In your van, the generator provides the energized line and ground. The generator chassis, typically in physical and electrical contact with the van chassis, is the ground, making the vehicle chassis “ground,” too. Unless the van is tied to earth ground through grounding rods, earth grounding is not a factor as is typical in utility provided power. The only path of electricity to “ground” is the electrical output of the generator to itself, and the vehicle chassis. This principle has been observed by thousands of TV crews who have performed live shots in the rain while standing on the ground using generator power.

One more item to understand is the phenomenon called “ground gradients.” This is an electrical behavior where a grounded high voltage line produces electrical pulses in the ground. These pulses emanate from the point of contact and dissipate in theoretically concentric rings, or circles.

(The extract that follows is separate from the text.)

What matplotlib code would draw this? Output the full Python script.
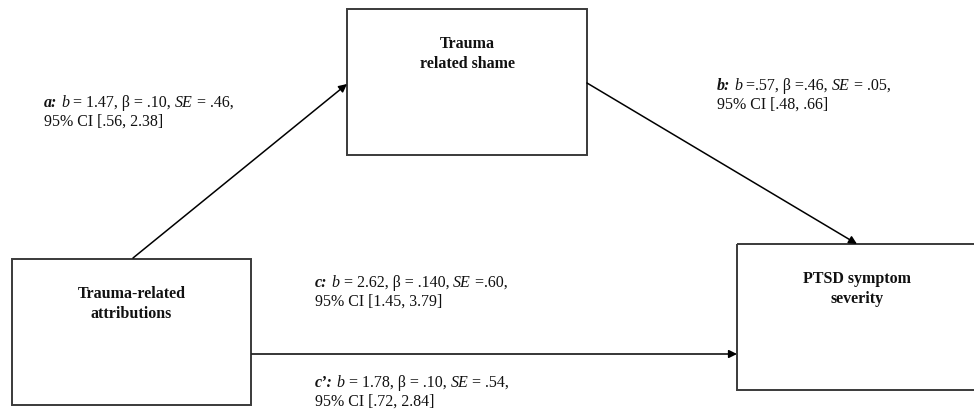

Dangerous? Some firefighters call them “Rings of Death.” They are dangerous, and life threatening.

As the “rings” move away from the point of high voltage wire contact, like the circles in a pond when a rock is thrown into it, the voltage diminishes.
The “gradient” voltage is dangerous if one steps on one gradient, or ring, with one limb, which may be at one voltage, and touches another gradient with another limb, like one’s hand or other foot. The second gradient may be at a significantly different voltage, the difference in voltage conducted through the object connecting them…like one’s hands, or feet and legs.

Gradients are invisible, so they have to be pictured/imagined at any incident. If you are in a gradient field, or suspect it, perceived perhaps by a tingling feeling in your legs, keep both feet together, and hop or shuffle away. 50 yards away is one guideline, or as one firefighter said: “Until you get past the first person laughing at you.”

Gradient fields are the reason you need to keep both feet together, and hop or shuffle away from the point of grounding if you are jumping from an electrified vehicle. Shuffling is defined by moving feet in a shuffling motion with both feet touching, so at no point will the heel on one foot go ahead with the toes on the other foot. Minimal spread of the limbs in the gradient field is the key, so as not to straddle different voltage.
This is also the reason you can’t fall on your hands if you jump out of the truck and are off balance. Your feet and hands will be on different points on the ground and possibly in different areas of the gradient field.